Comfort Food, French Style

Café Felix brings a bistro ‘A’ game to A2
2002

Sometimes when it’s a chilly, rainy night on the cold streets of Ann Arbor, you need the comfort of a nice French bistro: the gleam of brass, warm conversations, laughter, a perfect bar, the pop of champagne, and the aroma of real-deal French bistro food. You shake off your umbrella and sigh: You are at Café Felix.

Café Felix has been a fixture on Main Street since 1997. In other cities that might mean a tired joint with unchanged décor and stained menus. Not in Ann Arbor, where rents are high and restaurants need to bring their “A” game to keep the kitchen humming.

Even on a wet Wednesday night the crowd at Café Felix was lively. Our party nosed through to be seated at a table under a painting of a portly gent nursing a cigarette and glass of red wine. He seemed to say, “Just relax, monsieur, you’re home now. Oh! And no flat-screen TVs, so you can converse like the true French.”

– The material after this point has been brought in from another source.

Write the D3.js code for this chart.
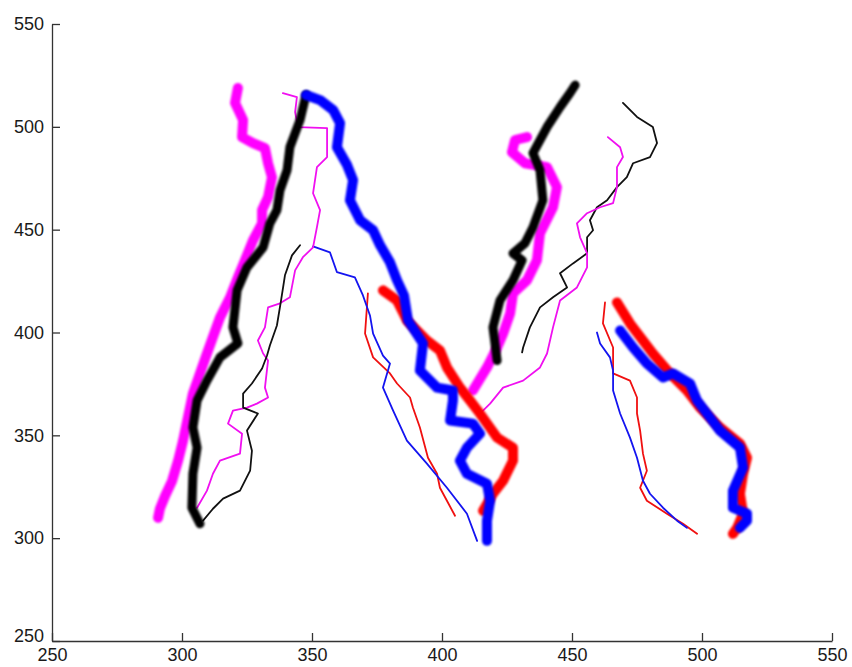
<!DOCTYPE html>
<html>
<head>
<meta charset="utf-8">
<script src="https://cdn.jsdelivr.net/npm/d3@7"></script>
<style>
  body { margin: 0; background: #fff; }
  .axis path, .axis line { stroke: #333; stroke-width: 1.3; }
</style>
</head>
<body>
<svg id="chart"></svg>
<script>
// tick values for both axes
var xTicks = [250, 300, 350, 400, 450, 500, 550];
var yTicks = [250, 300, 350, 400, 450, 500, 550];

// pen trajectories, [x, y] in axis units
var thickMagentaLeft = [[321.5,518.9],[320.4,511.6],[323.5,503.3],[323.1,495.0],[327.3,492.1],[331.9,489.7],[333.1,482.3],[334.6,475.5],[333.1,465.8],[330.8,459.5],[330.8,453.1],[327.3,444.8],[324.2,435.1],[321.5,426.8],[318.5,417.1],[314.6,407.3],[309.6,389.8],[304.2,370.3],[300.4,347.4],[298.5,337.7],[296.2,327.9],[293.5,320.6],[291.5,314.3],[290.8,309.9]];
var thickBlackLeft = [[347.7,515.5],[345.4,503.3],[341.5,490.1],[340.4,478.9],[337.7,469.2],[336.5,459.5],[333.8,453.1],[331.2,441.4],[325.0,431.7],[321.2,420.5],[319.6,402.5],[321.5,394.7],[314.6,387.9],[309.6,376.6],[305.8,366.9],[304.2,353.8],[305.8,344.0],[304.2,331.3],[303.8,314.8],[306.9,307.0]];
var thinBlackLeft = [[345.4,442.4],[342.3,437.5],[339.6,427.8],[338.1,415.6],[336.5,403.4],[333.8,393.7],[332.7,388.8],[330.8,382.5],[326.9,375.2],[323.5,370.3],[323.5,363.5],[329.2,360.6],[325.0,352.3],[326.9,342.5],[326.2,332.8],[322.3,323.1],[315.8,319.2],[311.9,314.3],[308.1,308.5]];
var thinMagentaLeft = [[338.8,516.4],[344.2,514.5],[343.5,507.2],[344.6,499.9],[355.8,499.4],[355.8,485.3],[351.9,480.4],[350.4,467.7],[353.1,459.5],[351.9,451.2],[350.4,441.4],[346.5,436.6],[343.5,430.2],[341.5,417.1],[337.7,414.2],[333.1,412.2],[331.9,402.5],[329.2,396.1],[331.2,389.8],[333.1,386.4],[331.9,373.2],[333.1,368.4],[328.8,365.4],[325.0,363.5],[319.6,362.0],[317.7,355.7],[323.1,350.8],[322.3,341.1],[314.6,337.7],[311.9,331.3],[309.6,323.1],[305.8,314.8]];
var thickBlueMid = [[347.7,515.5],[353.1,513.0],[358.1,508.2],[360.8,501.8],[359.6,490.1],[363.5,481.4],[365.8,474.1],[364.6,464.3],[368.5,454.6],[373.5,449.7],[376.2,442.4],[380.0,434.1],[382.7,425.4],[385.4,418.0],[386.9,405.9],[392.7,394.7],[391.5,381.5],[398.1,373.2],[404.2,371.8],[404.2,366.9],[403.1,357.2],[411.9,355.7],[414.6,350.8],[409.6,344.0],[406.9,337.7],[409.6,331.3],[417.3,326.5],[418.5,318.2],[417.3,308.5],[417.3,298.7]];
var thickRedMid = [[377.3,420.5],[382.7,415.6],[386.5,405.9],[394.2,396.1],[399.2,391.3],[401.9,383.0],[406.9,373.2],[410.8,366.9],[414.6,360.6],[421.2,348.9],[427.3,344.0],[427.3,337.7],[423.5,327.9],[419.6,321.6],[415.8,313.3]];
var thinRedMid = [[371.5,419.0],[370.4,399.5],[373.5,387.9],[380.0,380.1],[382.7,375.2],[387.7,368.4],[388.8,363.5],[391.5,353.8],[394.6,339.1],[398.1,331.3],[399.2,324.5],[401.9,318.2],[405.0,310.9]];
var thinBlueMid = [[350.4,441.9],[356.9,439.0],[359.6,429.3],[366.5,426.8],[369.6,418.0],[372.3,408.3],[373.5,399.5],[377.3,388.8],[380.0,384.9],[377.3,373.2],[381.2,362.0],[386.5,347.4],[394.2,336.2],[401.9,324.5],[409.6,311.9],[413.5,298.7]];
var thickBlackRight = [[451.2,520.3],[449.2,516.4],[445.4,509.6],[440.4,499.9],[435.0,487.2],[437.7,478.9],[438.8,464.3],[435.0,451.2],[431.9,443.4],[427.3,438.5],[430.8,435.1],[427.3,425.4],[422.3,415.6],[419.6,402.5],[421.2,386.4]];
var thickMagentaRight = [[432.7,495.0],[428.1,493.6],[426.9,487.7],[431.9,482.3],[440.4,480.4],[444.2,470.7],[442.7,460.9],[437.7,448.3],[436.5,435.1],[432.7,425.4],[427.3,419.0],[426.2,409.3],[423.5,399.5],[421.2,392.7],[417.3,383.0],[411.9,371.8]];
var thinBlackRight = [[469.6,511.6],[475.0,504.8],[481.1,499.9],[482.7,492.1],[480.0,485.3],[473.5,482.3],[471.1,475.5],[467.3,470.7],[463.5,464.3],[459.6,460.9],[456.9,454.6],[458.1,449.7],[455.8,446.3],[455.8,438.5],[450.4,433.6],[445.4,428.8],[448.1,421.9],[442.7,417.1],[437.7,412.2],[433.8,402.5],[431.2,392.7],[430.8,390.3]];
var thinMagentaRight = [[463.8,495.0],[468.5,490.1],[469.6,485.3],[467.3,480.4],[467.3,470.7],[465.8,462.9],[460.8,460.9],[455.8,458.0],[451.9,453.1],[453.1,446.3],[455.8,438.5],[455.8,431.7],[451.9,421.9],[445.4,415.6],[442.7,402.5],[440.4,389.8],[437.7,383.0],[431.2,376.6],[423.5,373.2],[418.5,365.4],[414.6,360.6]];
var thickRedRight = [[467.3,414.6],[472.3,404.4],[481.1,389.8],[487.7,380.1],[494.2,371.8],[499.2,363.5],[506.9,353.8],[514.6,346.0],[517.3,339.1],[515.8,331.3],[514.6,321.6],[515.8,311.9],[513.5,305.0],[511.9,302.1]];
var thickBlueRight = [[468.5,401.0],[473.5,392.7],[478.8,384.9],[485.0,378.1],[488.8,380.1],[495.4,375.2],[498.1,366.9],[501.9,360.6],[506.9,352.3],[514.6,344.0],[515.8,334.3],[511.9,323.1],[511.9,314.8],[517.3,311.9],[517.3,308.5],[514.6,305.0]];
var thinRedRight = [[462.7,414.6],[461.9,404.4],[465.8,392.7],[465.8,380.1],[472.3,376.6],[475.0,368.4],[475.0,360.6],[476.2,352.3],[477.3,341.1],[478.8,332.8],[476.2,324.5],[478.8,318.2],[486.5,311.9],[492.7,307.0],[498.1,302.1]];
var thinBlueRight = [[459.6,400.0],[460.8,394.7],[464.6,387.9],[465.8,381.5],[465.8,371.8],[468.5,360.6],[472.3,348.9],[475.0,339.1],[477.3,327.9],[480.0,321.6],[485.0,314.8],[490.4,308.5],[494.2,305.0]];

var width = 852, height = 667;

var svg = d3.select("#chart").attr("width", width).attr("height", height);

var x = d3.scaleLinear().domain([250, 550]).range([52, 832]);
var y = d3.scaleLinear().domain([250, 550]).range([641, 24]);

// soft edge for the heavy marker strokes
svg.append("defs").append("filter")
    .attr("id", "soft")
    .append("feGaussianBlur")
    .attr("stdDeviation", 1.1);

var line = d3.line()
    .x(function(d) { return x(d[0]); })
    .y(function(d) { return y(d[1]); });

// drawing order: thin pens first, then heavy ones
var strokes = [
    { pts: thinRedMid, color: "#f01010", w: 1.8 },
    { pts: thinBlueMid, color: "#1414f0", w: 1.8 },
    { pts: thinMagentaLeft, color: "#f010f0", w: 1.8 },
    { pts: thinBlackLeft, color: "#111", w: 1.8 },
    { pts: thinBlackRight, color: "#111", w: 1.8 },
    { pts: thinMagentaRight, color: "#f010f0", w: 1.8 },
    { pts: thinRedRight, color: "#f01010", w: 1.8 },
    { pts: thinBlueRight, color: "#1414f0", w: 1.8 },
    { pts: thickMagentaLeft, color: "#ff00ff", w: 10, soft: true },
    { pts: thickMagentaRight, color: "#ff00ff", w: 10, soft: true },
    { pts: thickRedMid, color: "#ff0000", w: 10, soft: true },
    { pts: thickRedRight, color: "#ff0000", w: 10, soft: true },
    { pts: thickBlackLeft, color: "#000", w: 9, soft: true },
    { pts: thickBlackRight, color: "#000", w: 9, soft: true },
    { pts: thickBlueMid, color: "#0000ff", w: 10, soft: true },
    { pts: thickBlueRight, color: "#0000ff", w: 10, soft: true }
];

svg.append("g").attr("class", "strokes")
    .selectAll("path")
    .data(strokes)
    .enter().append("path")
    .attr("d", function(d) { return line(d.pts); })
    .attr("fill", "none")
    .attr("stroke", function(d) { return d.color; })
    .attr("stroke-width", function(d) { return d.w; })
    .attr("stroke-linejoin", "round")
    .attr("stroke-linecap", "round")
    .attr("filter", function(d) { return d.soft ? "url(#soft)" : null; });

// axes, ticks pointing inward like the original
var xAxis = svg.append("g")
    .attr("class", "axis")
    .attr("transform", "translate(0," + y(250) + ")")
    .call(d3.axisBottom(x).tickValues(xTicks).tickFormat(d3.format("d")).tickSizeInner(-8).tickSizeOuter(0).tickPadding(7));

var yAxis = svg.append("g")
    .attr("class", "axis")
    .attr("transform", "translate(" + x(250) + ",0)")
    .call(d3.axisLeft(y).tickValues(yTicks).tickFormat(d3.format("d")).tickSizeInner(-8).tickSizeOuter(0).tickPadding(8));

[xAxis, yAxis].forEach(function(g) {
    g.attr("font-size", 18).attr("font-family", "Liberation Sans, Arial, sans-serif");
    g.selectAll("text").attr("fill", "#1a1a1a");
});

// the bottom y label sits a little above the corner, clear of the x labels
yAxis.selectAll(".tick text")
    .filter(function(d) { return d === 250; })
    .attr("dy", "0.05em");
</script>
</body>
</html>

We started with classic French aperitifs and intelligently mixed cocktails with names like “Brotherhood.” This went down with an order of light, lemony calamari. On cold nights soup is a must; the superb tomato bisque brought some peppery heat, while a Bistro Salade came with candied pecans and generous amounts of creamy blue cheese.

One main course was gnocchi with Asiago cheese; a close-your-eyes bit of comfort-food perfection — feathery light gnocchi with a mix of fragrant cheese, wild mushrooms, and veggies.

Café Felix offers four pizzas, including a Marguerite pizza that was crisp and warm with oozy mozzarella. Of course, the quintessential French bistro dish — beef steak avec frites — had to be ordered. With a French flourish, an effortlessly seared hanger steak arrived surrounded by french fries so good we had to keep the neighboring table from reaching for samples.

Desserts followed with a traditional chocolate mousse and an untraditional espresso crème brûleé with freshly made doughnuts and caramel and raspberry sauce — a Café Felix riff on “coffee and doughnuts” but without exaggeration, a million times better.

The gentleman in the painting above our table nodded, “Oui, monsieur, that’s what I’m talking about.”

204 S. Main St., Ann Arbor; 734-662-8650. L & D daily, Br. Sun.